Where DFW's amenity arms race started — and still leads
Windsong Ranch is the community that taught North Texas what a master plan could be. The crystal lagoon gets the headlines — a swimmable, beach-entry centerpiece that launched a regionwide amenity arms race — but daily life here runs on quieter currency: trails that actually connect, green space between the rooflines, and neighbors who show up for the events calendar. On Prosper's west side, it feels less like a subdivision and more like a small town with its own shoreline.
The practical case holds up alongside the postcard one. Legacy West sits about 18 minutes away, DFW Airport about 34, and downtown Dallas about 40, which keeps most of the metroplex within a reasonable morning. Children attend Prosper ISD, the district families move across DFW — and sometimes across state lines — to reach. Weekends default to the lagoon in summer and the trail network the rest of the year, which is precisely the rhythm this master plan was drawn to produce.
Phase timing matters in a community this size.
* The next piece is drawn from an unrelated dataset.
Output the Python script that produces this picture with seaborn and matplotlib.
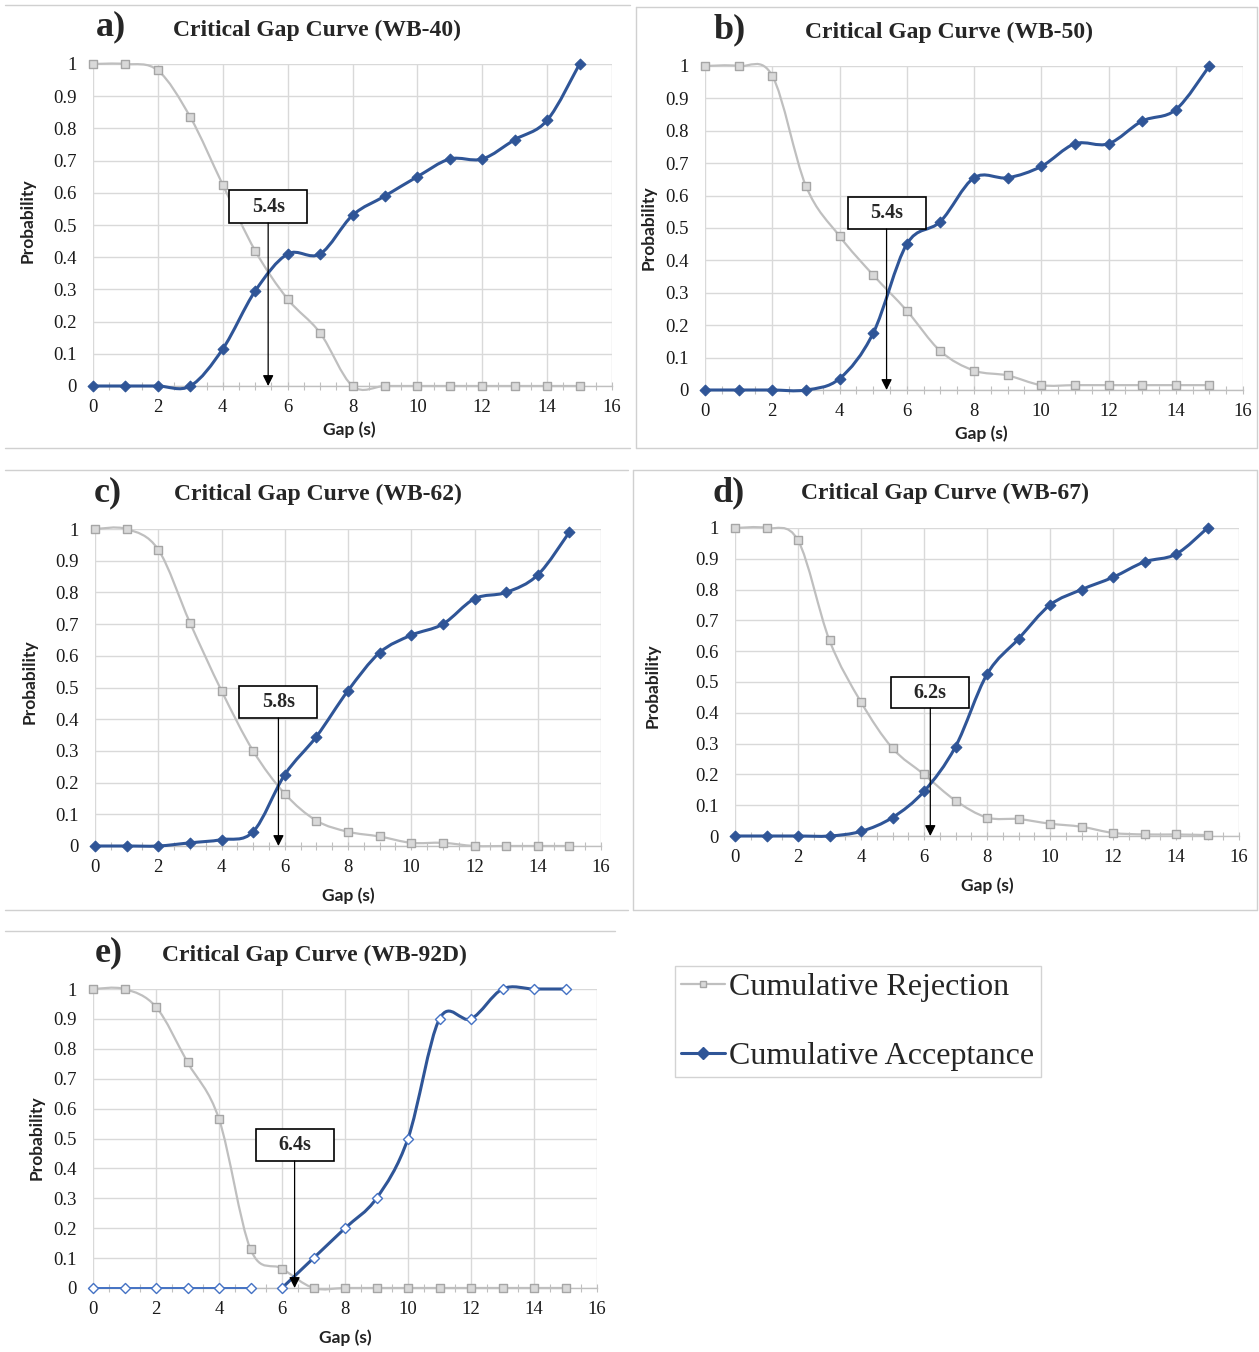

Ask each builder which sections open next and how long current inventory has been standing — early-phase pricing and close-out incentives sit at opposite ends of the same negotiation.
Lot premiums climb fastest on greenbelt, water-adjacent, and cul-de-sac positions. Decide early whether the view matters more to you at resale than an interior lot plus a bigger design-center budget — builders will happily let you spend either way.
Amenity-rich communities fund those amenities through the HOA, so read the fee structure and rules before you fall for a floor plan. Then set a firm design-center ceiling — allowances vanish quickly once flooring and kitchen selections start stacking.